§ STATED PROBLEM: Word for word, set down the records and skip each picture.

§ RECORD EXTRACTS:
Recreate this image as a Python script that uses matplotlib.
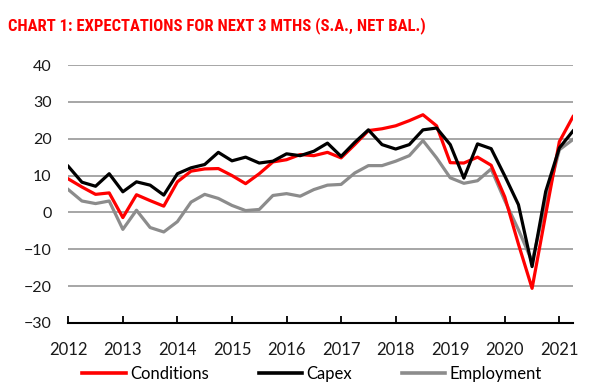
import numpy as np
import matplotlib.pyplot as plt

# quarterly survey, 2012Q1 .. 2021Q2
years = list(range(2012, 2022))
conditions = [9.1, 6.9, 4.9, 5.3, -1.4, 4.8, 3.2, 1.7, 8.3, 11.2,
              11.8, 11.9, 10.0, 7.8, 10.5, 13.7, 14.3, 15.7, 15.4, 16.3,
              14.8, 18.4, 22.2, 22.7, 23.5, 24.9, 26.5, 23.5, 13.5, 13.4,
              15.0, 12.8, 4.2, -8.6, -20.6, -0.5, 19.2, 26.0]
capex = [12.5, 8.2, 7.1, 10.5, 5.6, 8.3, 7.4, 4.7, 10.5, 12.1,
         13.0, 16.3, 14.0, 15.0, 13.4, 13.9, 15.9, 15.4, 16.6, 18.8,
         15.2, 19.0, 22.4, 18.4, 17.2, 18.4, 22.4, 22.9, 18.4, 9.3,
         18.6, 17.3, 9.9, 2.1, -14.7, 5.7, 17.5, 22.1]
employment = [6.2, 3.1, 2.4, 3.1, -4.6, 0.6, -4.1, -5.3, -2.5, 2.8,
              4.9, 3.8, 1.9, 0.5, 0.8, 4.6, 5.1, 4.4, 6.2, 7.4,
              7.6, 10.7, 12.7, 12.7, 13.9, 15.4, 19.5, 14.8, 9.4, 7.9,
              8.6, 11.8, 3.2, -4.7, -13.3, 2.5, 17.0, 19.8]

plt.rcParams['font.family'] = ['Lato', 'DejaVu Sans']

fig = plt.figure(figsize=(6, 3.89), dpi=100)
ax = fig.add_axes([0.1138, 0.1697, 0.8412, 0.6632])

x = np.arange(len(conditions))
ax.plot(x, conditions, color='#ff0000', lw=2.3, label='Conditions', zorder=3)
ax.plot(x, capex, color='black', lw=2.3, label='Capex', zorder=4)
ax.plot(x, employment, color='#8c8c8c', lw=2.3, label='Employment', zorder=2)

ax.set_xlim(0, len(conditions) - 1)
ax.set_ylim(-30, 40)
ax.set_yticks(range(-30, 41, 10))
ax.set_xticks(range(0, len(conditions), 4))
ax.set_xticklabels([str(y) for y in years])

ax.grid(axis='y', color='#a6a6a6', lw=1.4)
ax.set_axisbelow(True)
for side in ['left', 'right', 'top']:
    ax.spines[side].set_visible(False)
ax.spines['bottom'].set_color('black')
ax.spines['bottom'].set_linewidth(1.5)
ax.spines['bottom'].set_zorder(5)

ax.tick_params(axis='y', length=0, pad=12, labelsize=11.5, labelcolor='#1a1a1a')
ax.tick_params(axis='x', direction='in', length=5, width=1.3, pad=14,
               labelsize=12, labelcolor='#1a1a1a')

leg = fig.legend(loc='lower center', bbox_to_anchor=(0.52, -0.02), ncol=3,
                 frameon=False, fontsize=12, handlelength=2.6,
                 handletextpad=0.25, columnspacing=3.0)
for line in leg.get_lines():
    line.set_linewidth(2.6)

# condensed heading; falls back to a narrower face when no condensed one exists
fig.text(0.013, 0.922, 'CHART 1: EXPECTATIONS FOR NEXT 3 MTHS (S.A., NET BAL.)',
         color='#ff0000', fontsize=12, fontweight='bold',
         family=['DejaVu Sans Condensed', 'Roboto Condensed', 'Liberation Sans Narrow', 'Roboto'],
         fontstretch='condensed')

fig.savefig('out.png', dpi=100)
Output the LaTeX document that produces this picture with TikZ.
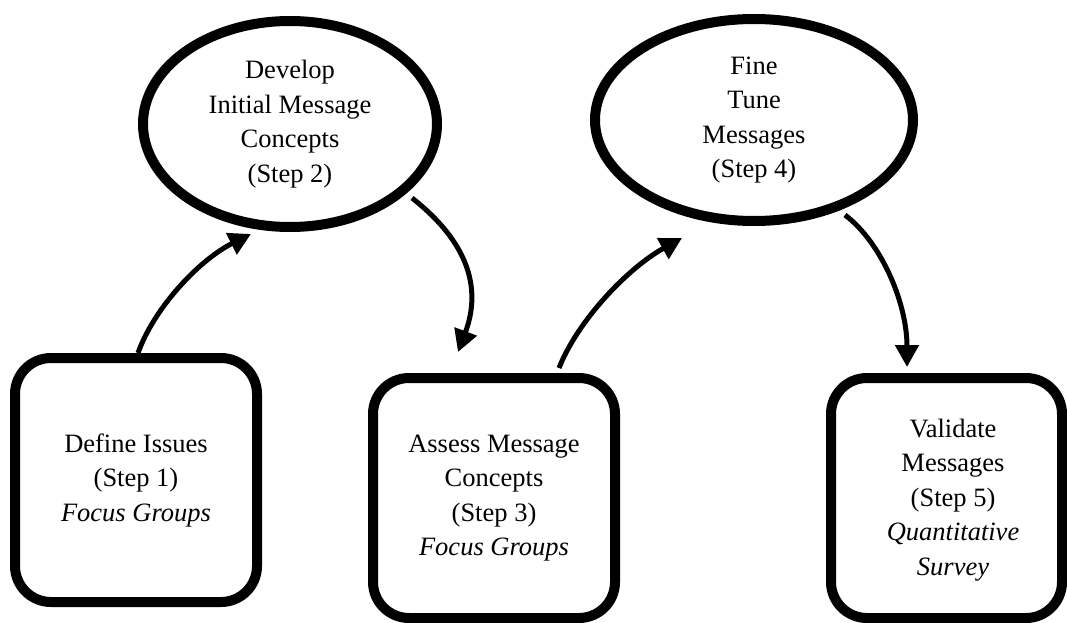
\documentclass[tikz,border=0pt]{standalone}
\usepackage{fontspec}
\setmainfont{Liberation Serif}
\usetikzlibrary{arrows.meta,shapes.geometric}
\begin{document}
\begin{tikzpicture}[x=1pt,y=-1pt,
  lbl/.style={align=center, font=\fontsize{26.5}{34.5}\selectfont},
  box/.style={lbl, draw, line width=10pt, rounded corners=36pt, inner sep=0pt},
  oval/.style={lbl, draw, ellipse, line width=10pt, inner sep=0pt},
  arr/.style={line width=5pt, -{Triangle[length=22pt,width=23pt]}}]
\useasboundingbox (0,0) rectangle (1067,623);

\node[box, minimum width=242pt, minimum height=244pt] (b1) at (136,480)
  {Define Issues\\(Step 1)\\\textit{Focus Groups}};
\node[oval, minimum width=294pt, minimum height=206pt] (e1) at (290,124)
  {Develop\\Initial Message\\Concepts\\(Step 2)};
\node[box, minimum width=242pt, minimum height=240pt] (b2) at (494,498)
  {Assess Message\\Concepts\\(Step 3)\\\textit{Focus Groups}};
\node[oval, minimum width=318pt, minimum height=202pt] (e2) at (754,120)
  {Fine\\Tune\\Messages\\(Step 4)};
\node[box, minimum width=231pt, minimum height=240pt] (b3) at (946.5,498) {};
\node[lbl] (t3) at (953,500)
  {Validate\\Messages\\(Step 5)\\\textit{Quantitative}\\\textit{Survey}};

\draw[arr] ([xshift=2pt]b1.north) .. controls +(16,-45) and +(-52,26) .. ([xshift=-39pt,yshift=-2pt]e1.south);
\draw[arr] ([xshift=-30pt,yshift=-74pt]e1.east) .. controls +(56,44) and +(24,-64) .. ([xshift=-36pt,yshift=21pt]b2.north);
\draw[arr] ([xshift=65pt,yshift=5pt]b2.north) .. controls +(19,-48) and +(-54,30) .. ([xshift=-72pt,yshift=-12pt]e2.south);
\draw[arr] ([xshift=91pt,yshift=11pt]e2.south) .. controls +(37,28) and +(0,-63) .. ([xshift=-39.5pt,yshift=6pt]b3.north);
\end{tikzpicture}
\end{document}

§ SOLUTION:
Recreate this image as a Python script that uses matplotlib.
import numpy as np
import matplotlib.pyplot as plt

# quarterly survey, 2012Q1 .. 2021Q2
years = list(range(2012, 2022))
conditions = [9.1, 6.9, 4.9, 5.3, -1.4, 4.8, 3.2, 1.7, 8.3, 11.2,
              11.8, 11.9, 10.0, 7.8, 10.5, 13.7, 14.3, 15.7, 15.4, 16.3,
              14.8, 18.4, 22.2, 22.7, 23.5, 24.9, 26.5, 23.5, 13.5, 13.4,
              15.0, 12.8, 4.2, -8.6, -20.6, -0.5, 19.2, 26.0]
capex = [12.5, 8.2, 7.1, 10.5, 5.6, 8.3, 7.4, 4.7, 10.5, 12.1,
         13.0, 16.3, 14.0, 15.0, 13.4, 13.9, 15.9, 15.4, 16.6, 18.8,
         15.2, 19.0, 22.4, 18.4, 17.2, 18.4, 22.4, 22.9, 18.4, 9.3,
         18.6, 17.3, 9.9, 2.1, -14.7, 5.7, 17.5, 22.1]
employment = [6.2, 3.1, 2.4, 3.1, -4.6, 0.6, -4.1, -5.3, -2.5, 2.8,
              4.9, 3.8, 1.9, 0.5, 0.8, 4.6, 5.1, 4.4, 6.2, 7.4,
              7.6, 10.7, 12.7, 12.7, 13.9, 15.4, 19.5, 14.8, 9.4, 7.9,
              8.6, 11.8, 3.2, -4.7, -13.3, 2.5, 17.0, 19.8]

plt.rcParams['font.family'] = ['Lato', 'DejaVu Sans']

fig = plt.figure(figsize=(6, 3.89), dpi=100)
ax = fig.add_axes([0.1138, 0.1697, 0.8412, 0.6632])

x = np.arange(len(conditions))
ax.plot(x, conditions, color='#ff0000', lw=2.3, label='Conditions', zorder=3)
ax.plot(x, capex, color='black', lw=2.3, label='Capex', zorder=4)
ax.plot(x, employment, color='#8c8c8c', lw=2.3, label='Employment', zorder=2)

ax.set_xlim(0, len(conditions) - 1)
ax.set_ylim(-30, 40)
ax.set_yticks(range(-30, 41, 10))
ax.set_xticks(range(0, len(conditions), 4))
ax.set_xticklabels([str(y) for y in years])

ax.grid(axis='y', color='#a6a6a6', lw=1.4)
ax.set_axisbelow(True)
for side in ['left', 'right', 'top']:
    ax.spines[side].set_visible(False)
ax.spines['bottom'].set_color('black')
ax.spines['bottom'].set_linewidth(1.5)
ax.spines['bottom'].set_zorder(5)

ax.tick_params(axis='y', length=0, pad=12, labelsize=11.5, labelcolor='#1a1a1a')
ax.tick_params(axis='x', direction='in', length=5, width=1.3, pad=14,
               labelsize=12, labelcolor='#1a1a1a')

leg = fig.legend(loc='lower center', bbox_to_anchor=(0.52, -0.02), ncol=3,
                 frameon=False, fontsize=12, handlelength=2.6,
                 handletextpad=0.25, columnspacing=3.0)
for line in leg.get_lines():
    line.set_linewidth(2.6)

# condensed heading; falls back to a narrower face when no condensed one exists
fig.text(0.013, 0.922, 'CHART 1: EXPECTATIONS FOR NEXT 3 MTHS (S.A., NET BAL.)',
         color='#ff0000', fontsize=12, fontweight='bold',
         family=['DejaVu Sans Condensed', 'Roboto Condensed', 'Liberation Sans Narrow', 'Roboto'],
         fontstretch='condensed')

fig.savefig('out.png', dpi=100)
Output the LaTeX document that produces this picture with TikZ.
\documentclass[tikz,border=0pt]{standalone}
\usepackage{fontspec}
\setmainfont{Liberation Serif}
\usetikzlibrary{arrows.meta,shapes.geometric}
\begin{document}
\begin{tikzpicture}[x=1pt,y=-1pt,
  lbl/.style={align=center, font=\fontsize{26.5}{34.5}\selectfont},
  box/.style={lbl, draw, line width=10pt, rounded corners=36pt, inner sep=0pt},
  oval/.style={lbl, draw, ellipse, line width=10pt, inner sep=0pt},
  arr/.style={line width=5pt, -{Triangle[length=22pt,width=23pt]}}]
\useasboundingbox (0,0) rectangle (1067,623);

\node[box, minimum width=242pt, minimum height=244pt] (b1) at (136,480)
  {Define Issues\\(Step 1)\\\textit{Focus Groups}};
\node[oval, minimum width=294pt, minimum height=206pt] (e1) at (290,124)
  {Develop\\Initial Message\\Concepts\\(Step 2)};
\node[box, minimum width=242pt, minimum height=240pt] (b2) at (494,498)
  {Assess Message\\Concepts\\(Step 3)\\\textit{Focus Groups}};
\node[oval, minimum width=318pt, minimum height=202pt] (e2) at (754,120)
  {Fine\\Tune\\Messages\\(Step 4)};
\node[box, minimum width=231pt, minimum height=240pt] (b3) at (946.5,498) {};
\node[lbl] (t3) at (953,500)
  {Validate\\Messages\\(Step 5)\\\textit{Quantitative}\\\textit{Survey}};

\draw[arr] ([xshift=2pt]b1.north) .. controls +(16,-45) and +(-52,26) .. ([xshift=-39pt,yshift=-2pt]e1.south);
\draw[arr] ([xshift=-30pt,yshift=-74pt]e1.east) .. controls +(56,44) and +(24,-64) .. ([xshift=-36pt,yshift=21pt]b2.north);
\draw[arr] ([xshift=65pt,yshift=5pt]b2.north) .. controls +(19,-48) and +(-54,30) .. ([xshift=-72pt,yshift=-12pt]e2.south);
\draw[arr] ([xshift=91pt,yshift=11pt]e2.south) .. controls +(37,28) and +(0,-63) .. ([xshift=-39.5pt,yshift=6pt]b3.north);
\end{tikzpicture}
\end{document}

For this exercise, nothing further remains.